Apple Music Lossless

Apple:

Apple today announced Apple Music is bringing industry-leading sound quality to subscribers with the addition of Spatial Audio with support for Dolby Atmos. Spatial Audio gives artists the opportunity to create immersive audio experiences for their fans with true multidimensional sound and clarity. Apple Music subscribers will also be able to listen to more than 75 million songs in Lossless Audio — the way the artists created them in the studio. These new features will be available for Apple Music subscribers starting next month at no additional cost.

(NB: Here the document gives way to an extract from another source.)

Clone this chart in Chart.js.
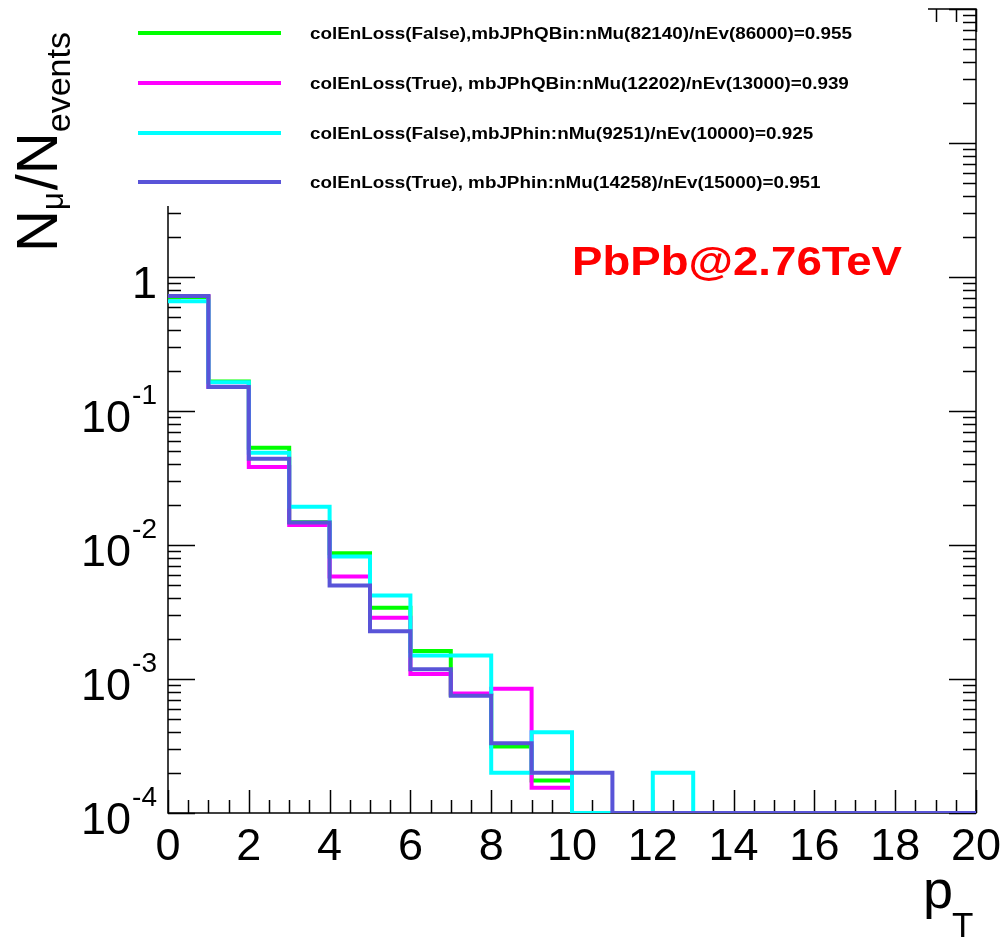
<!DOCTYPE html>
<html>
<head>
<meta charset="utf-8">
<script src="https://cdn.jsdelivr.net/npm/chart.js@4.4.1/dist/chart.umd.min.js"></script>
<style>
  html, body { margin: 0; padding: 0; background: #fff; }
  #wrap { width: 1004px; height: 939px; }
</style>
</head>
<body>
<div id="wrap"><canvas id="ptChart" width="1004" height="939"></canvas></div>
<script>
// ===== DATA =====
const binEdges = [0,1,2,3,4,5,6,7,8,9,10,11,12,13,14,15,16,17,18,19,20];

const seriesLabels = [
  'colEnLoss(False),mbJPhQBin:nMu(82140)/nEv(86000)=0.955',
  'colEnLoss(True), mbJPhQBin:nMu(12202)/nEv(13000)=0.939',
  'colEnLoss(False),mbJPhin:nMu(9251)/nEv(10000)=0.925',
  'colEnLoss(True), mbJPhin:nMu(14258)/nEv(15000)=0.951'
];
const seriesColors = ['#00ff00', '#ff00ff', '#00ffff', '#5954d8'];

// N_mu / N_events per pT bin (0 = empty bin)
const falseQBin = [0.71, 0.166, 0.0532, 0.0148, 0.00867, 0.0034, 0.00162, 0.00076, 0.000313, 0.000175, 0, 0, 0, 0, 0, 0, 0, 0, 0, 0];
const trueQBin  = [0.72, 0.152, 0.0382, 0.0141, 0.00581, 0.00287, 0.00109, 0.00078, 0.000846, 0.000154, 0, 0, 0, 0, 0, 0, 0, 0, 0, 0];
const falseMin  = [0.66, 0.164, 0.0489, 0.0193, 0.00819, 0.0042, 0.0015, 0.0015, 0.0002, 0.0004, 0, 0, 0.0002, 0, 0, 0, 0, 0, 0, 0];
const trueMin   = [0.72, 0.151, 0.0441, 0.0147, 0.00498, 0.00227, 0.00118, 0.00075, 0.000331, 0.0002, 0.0002, 0, 0, 0, 0, 0, 0, 0, 0, 0];
const seriesValues = [falseQBin, trueQBin, falseMin, trueMin];

const xTickValues = [0, 2, 4, 6, 8, 10, 12, 14, 16, 18, 20];
const xTickLabels = ['0', '2', '4', '6', '8', '10', '12', '14', '16', '18', '20'];
const yTickValues = [1e-4, 1e-3, 1e-2, 1e-1, 1];
const yTickBases  = ['10', '10', '10', '10', '1'];
const yTickExps   = ['-4', '-3', '-2', '-1', ''];

const Y_MIN = 1e-4;
const Y_MAX = 100;
const FONT = '"Liberation Sans", Arial, Helvetica, sans-serif';

// ===== HELPERS =====
function toSteps(values) {
  const pts = values.map((v, i) => ({ x: binEdges[i], y: v > 0 ? v : Y_MIN }));
  pts.push({ x: binEdges[values.length], y: pts[pts.length - 1].y });
  return pts;
}

function stretchText(ctx, text, x, y, sx) {
  ctx.save();
  ctx.translate(x, y);
  ctx.scale(sx, 1);
  ctx.fillText(text, 0, 0);
  ctx.restore();
}

// ===== FRAME / TICKS / TEXT PLUGIN =====
const rootFrame = {
  id: 'rootFrame',
  beforeDatasetsDraw(chart) {
    const { ctx, chartArea: a, scales: { x, y } } = chart;
    ctx.save();
    ctx.strokeStyle = '#000';
    ctx.lineWidth = 1.5;
    ctx.strokeRect(a.left, a.top, a.right - a.left, a.bottom - a.top);
    ctx.beginPath();
    // x ticks, minor every 0.5
    for (let v = x.min; v <= x.max + 1e-9; v += 0.5) {
      const px = Math.round(x.getPixelForValue(v)) + 0.5;
      const len = xTickValues.includes(v) ? 23 : 13;
      ctx.moveTo(px, a.bottom); ctx.lineTo(px, a.bottom - len);
      ctx.moveTo(px, a.top); ctx.lineTo(px, a.top + len);
    }
    // y ticks, log decades
    for (let e = -4; e <= 2; e++) {
      for (let m = 1; m <= 9; m++) {
        const v = m * Math.pow(10, e);
        if (v > y.max * 1.0001) break;
        const py = Math.round(y.getPixelForValue(v)) + 0.5;
        const len = m === 1 ? 27 : 13;
        ctx.moveTo(a.left, py); ctx.lineTo(a.left + len, py);
        ctx.moveTo(a.right, py); ctx.lineTo(a.right - len, py);
      }
    }
    ctx.stroke();
    ctx.restore();
  },
  afterDatasetsDraw(chart) {
    const { ctx, chartArea: a, scales: { x, y } } = chart;
    ctx.save();

    // legend box (white, covers top of frame)
    ctx.fillStyle = '#fff';
    ctx.fillRect(95, 0, 833, 206);

    const legendY = [33, 83, 133, 182];
    ctx.font = 'bold 16px ' + FONT;
    ctx.textBaseline = 'alphabetic';
    ctx.textAlign = 'left';
    const sx = 542 / ctx.measureText(seriesLabels[0]).width;
    seriesLabels.forEach((lab, i) => {
      ctx.strokeStyle = seriesColors[i];
      ctx.lineWidth = 4;
      ctx.beginPath();
      ctx.moveTo(138, legendY[i]);
      ctx.lineTo(281, legendY[i]);
      ctx.stroke();
      ctx.fillStyle = '#000';
      stretchText(ctx, lab, 310, legendY[i] + 6, sx);
    });

    // x tick labels
    ctx.fillStyle = '#000';
    ctx.font = '45px ' + FONT;
    ctx.textAlign = 'center';
    xTickValues.forEach((v, i) => {
      ctx.fillText(xTickLabels[i], x.getPixelForValue(v), 860);
    });

    // y tick labels
    ctx.textAlign = 'right';
    yTickValues.forEach((v, i) => {
      const py = y.getPixelForValue(v);
      let right = 157;
      if (yTickExps[i]) {
        ctx.font = '28px ' + FONT;
        ctx.fillText(yTickExps[i], right, py - 7);
        right -= ctx.measureText(yTickExps[i]).width + 1;
      }
      ctx.font = '45px ' + FONT;
      ctx.fillText(yTickBases[i], right, py + 21);
    });

    // y title N_mu / N_events
    ctx.save();
    ctx.translate(57, 252);
    ctx.rotate(-Math.PI / 2);
    ctx.textAlign = 'left';
    let tx = 0;
    ctx.font = '58px ' + FONT;
    ctx.fillText('N', tx, 0); tx += ctx.measureText('N').width;
    ctx.font = '31px ' + FONT;
    ctx.fillText('\u03bc', tx, 6); tx += ctx.measureText('\u03bc').width + 2;
    ctx.font = '58px ' + FONT;
    ctx.fillText('/', tx, 0); tx += ctx.measureText('/').width;
    ctx.fillText('N', tx, 0); tx += ctx.measureText('N').width;
    ctx.font = '34px ' + FONT;
    ctx.fillText('events', tx, 13);
    ctx.restore();

    // x title p_T
    ctx.textAlign = 'left';
    ctx.font = '54px ' + FONT;
    ctx.fillText('p', 923, 908);
    ctx.font = '35px ' + FONT;
    ctx.fillText('T', 952, 937);

    // collision label
    ctx.fillStyle = '#ff0000';
    ctx.font = 'bold 40px ' + FONT;
    const psx = 330 / ctx.measureText('PbPb@2.76TeV').width;
    stretchText(ctx, 'PbPb@2.76TeV', 572, 275, psx);

    ctx.restore();
  }
};

// ===== CHART =====
const ctx = document.getElementById('ptChart').getContext('2d');
new Chart(ctx, {
  type: 'line',
  data: {
    datasets: seriesValues.map((vals, i) => ({
      label: seriesLabels[i],
      data: toSteps(vals),
      borderColor: seriesColors[i],
      backgroundColor: seriesColors[i],
      borderWidth: 4,
      stepped: true,
      pointRadius: 0,
      fill: false,
      borderJoinStyle: 'miter',
      borderCapStyle: 'butt',
      order: seriesValues.length - i
    }))
  },
  plugins: [rootFrame],
  options: {
    responsive: false,
    animation: false,
    devicePixelRatio: 1,
    events: [],
    layout: { padding: { left: 168, right: 28, top: 9, bottom: 126 } },
    plugins: {
      legend: { display: false },
      tooltip: { enabled: false }
    },
    scales: {
      x: { type: 'linear', min: 0, max: 20, display: false },
      y: { type: 'logarithmic', min: Y_MIN, max: Y_MAX, display: false }
    }
  }
});
</script>
</body>
</html>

A couple of months ago, Spotify announced that they were working on a paid hi-fi tier to launch later this year. Spotify is actively seeking ways to increase profitability of its large pool of active users, and hi-fi looked like one way to do that. Seemingly simultaneously, Apple and Amazon were campaigning to the labels (who ultimately dictate streaming pricing) that they wanted to promote lossless quality options as a way to increase the overall number of people streaming, rather than as some incremental upsell. Apple and Amazon’s negotiations evidently succeeded and so both Apple Music and Amazon Music HD will be offering lossless at no extra cost. Apple and Amazon are able to focus on growing subscriber counts because they can afford to aggressively subsidise their streaming divisions. In contrast, Spotify is an independent company and draws all of its income from that subscription price. Therefore, it is much more sensitive to things like ARPU. Making hi-fi a commodity feature is not what Spotify wanted to happen.

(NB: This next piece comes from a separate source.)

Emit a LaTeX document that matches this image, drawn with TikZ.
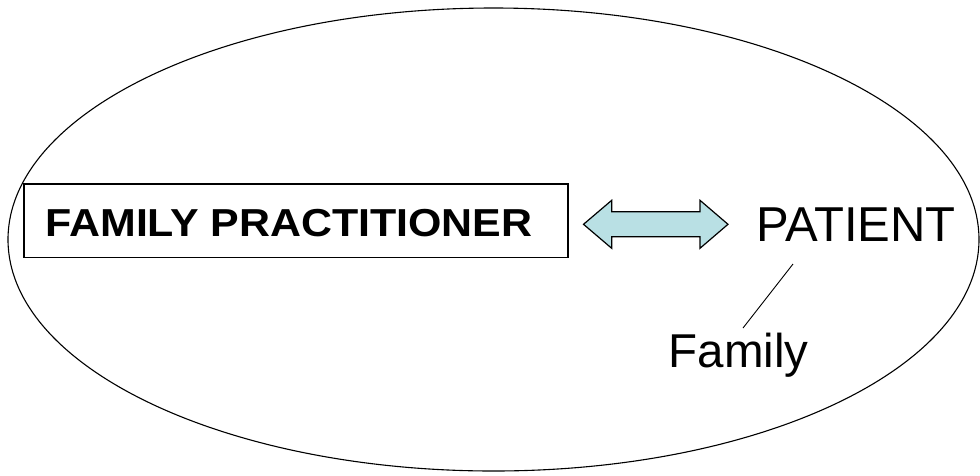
\documentclass[tikz,border=0pt]{standalone}
\usepackage{fontspec}
\setmainfont{Liberation Sans}
\usetikzlibrary{calc}
\definecolor{arrowfill}{RGB}{185,224,228}
\begin{document}
\begin{tikzpicture}[x=1pt,y=-1pt,
  outline/.style={draw=black,line width=1.1pt},
  boxstyle/.style={draw=black,line width=1.2pt,inner sep=0pt},
  lbl/.style={inner sep=0pt,anchor=base},
  arrowshape/.style={draw=black,fill=arrowfill,line width=1.2pt,line join=miter}]
\useasboundingbox (0,0) rectangle (980,475);
\draw[outline] (493.5,239.5) ellipse [x radius=485.5, y radius=231.5];
\node[boxstyle,minimum width=544pt,minimum height=73.5pt] (box) at (296,220.8) {};
\node[lbl] (fp) at (289,236.7) {\scalebox{1.10}[1]{\fontsize{39pt}{44pt}\selectfont\bfseries FAMILY PRACTITIONER}};
\node[lbl] (patient) at (856,241) {\fontsize{49pt}{54pt}\selectfont PATIENT};
\node[lbl] (family) at (738.5,367) {\fontsize{47.5pt}{53pt}\selectfont Family};
\draw[arrowshape] (583.5,224.3) -- (611.7,200.3) -- (611.7,211.8) -- (700,211.8) -- (700,200.3)
  -- (728,224.3) -- (700,248.3) -- (700,236.8) -- (611.7,236.8) -- (611.7,248.3) -- cycle;
\coordinate (ptop) at (793,264);
\coordinate (fbot) at (743,328);
\draw[line width=0.9pt] (ptop) -- (fbot);
\end{tikzpicture}
\end{document}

In addition to the ruthless war of competitive business, I also think Apple recognises that lossless is a very niche thing. Similar to the App Store Small Business Program, lossless-as-free is a huge win for Apple in goodwill with very little associated cost to the company. It’s an attractive feature on paper but I doubt many people will ever stream Apple Music lossless in practice. Beyond just issues of bandwidth, I’d guess less than one percent of Apple Music subscribers actually have premium audio equipment that can reproduce the additional details found in lossless music compared to standard Apple Music AAC encoded tracks. This is reflected in the fact that streaming lossless will be an entirely opt-in feature.

The spatial audio tracks with Dolby Atmos is going to have a more meaningful impact on users. This will be on by default and can be experienced by the millions of AirPods owners. Apple says it will stream Atmos songs to any Apple or Beats headphones with the H1 or W1 chip, although I’m sure certain models (like AirPods Max) will do a better job at creating a 3D soundstage than others. Interestingly, Spatial Audio for video content specifically requires AirPods Pro or AirPods Max. I think the difference is that the latter uses the gyroscope and accelerometers to position the music relative to your iPhone or iPad. Apple Music won’t try to do relative positioning, and so the simulation of Dolby Atmos surround sound is purely done by the headphones themselves. This also means that any third-party headphones that tout Dolby Atmos support can also benefit.